Passing NASA Key Decision Point C means the Cyclone Global Navigation Satellite System (CYGNSS) project can proceed with instrument development, vehicle construction and eventual launch of the hurricane-studying mission’s eight microsatellites.
Weather models do a much better job of predicting the path of hurricanes than predicting changes in their intensity. The CYGNSS mission will help address that issue by placing a constellation of eight microsatellites into low-Earth orbit.

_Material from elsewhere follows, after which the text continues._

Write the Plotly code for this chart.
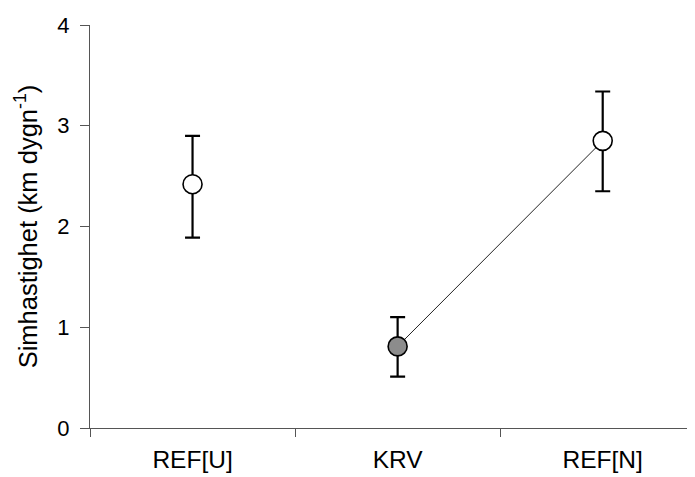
import plotly.graph_objects as go

categories = ["REF[U]", "KRV", "REF[N]"]
speed = [2.42, 0.81, 2.85]
err_plus = [0.48, 0.29, 0.49]
err_minus = [0.53, 0.30, 0.50]
fill_colors = ["white", "#8c8c8c", "white"]
linked = ["KRV", "REF[N]"]
linked_vals = [0.81, 2.85]
y_ticks = [0, 1, 2, 3, 4]

fig = go.Figure()
fig.add_trace(go.Scatter(
    x=linked, y=linked_vals, mode="lines",
    line=dict(color="#222", width=1), showlegend=False, hoverinfo="skip"))
fig.add_trace(go.Scatter(
    x=categories, y=speed, mode="markers",
    marker=dict(size=19, color=fill_colors, line=dict(color="black", width=1.6)),
    error_y=dict(type="data", symmetric=False, array=err_plus, arrayminus=err_minus,
                 color="black", thickness=2.2, width=7.5),
    showlegend=False))

# page body adds an 8px offset, so the figure is sized to fit the window
fig.update_layout(
    width=687, height=469,
    margin=dict(l=82, r=0, t=17, b=49),
    paper_bgcolor="white", plot_bgcolor="white",
    font=dict(family="Liberation Sans, Arial, sans-serif", size=22, color="black"),
    xaxis=dict(type="category", categoryorder="array", categoryarray=categories,
               range=[-0.5, 2.45], showline=True, linecolor="#555", linewidth=1,
               ticks="outside", tickson="boundaries", ticklen=8, tickcolor="#555",
               showgrid=False, zeroline=False, tickfont=dict(size=24.5),
               ticklabelstandoff=10),
    yaxis=dict(range=[0, 4], tickvals=y_ticks, showline=True, linecolor="#555",
               linewidth=1, ticks="outside", ticklen=9, tickcolor="#555",
               showgrid=False, zeroline=False, tickfont=dict(size=22),
               ticklabelstandoff=6,
               title=dict(text="Simhastighet (km dygn<sup>-1</sup>)",
                          font=dict(size=25.5), standoff=12)),
)
fig.write_html("out.html")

Using reflected GPS signals to measure ocean surface properties, moist atmospheric thermodynamics, radiation and convective dynamics, CYGNSS will determine how a tropical cyclone forms and if and by how much it will strengthen, thereby helping to advance forecasting and tracking methods.
The mission passed the decision point after its recent mission Preliminary Design Review. The Southwest Research Institute in San Antonio, Texas leads development and integration of the eight microsatellites, and a team of engineers and scientists at SRI will now focus on design and hardware definition for the mission.
“Our design clearly demonstrates that CYGNSS has the potential to fundamentally improve the forecasting of tropical cyclones,” said Chris Ruf, CYGNSS principal investigator and professor in the atmospheric, oceanic and space sciences department at UM.
Added John Scherrer, CYGNSS program manager at the SRI space science and engineering division: “During the next phase, we’ll be working out the details on the design of the mission leading up to the mission Critical Design Review. We will also start to see our first engineering model hardware in preparation for defining our flight development, which is really exciting.”
CYGNSS is the second award in the Earth Venture-class series of rapidly developed, cost-constrained projects for NASA’s Earth Science Division in the Science Mission Directorate in Washington, and the first award for space-based investigations. The Earth Venture missions are part of NASA’s Earth System Science Pathfinder program. NASA’s Langley Research Center in Hampton, Va. manages the Earth System Science Pathfinder program.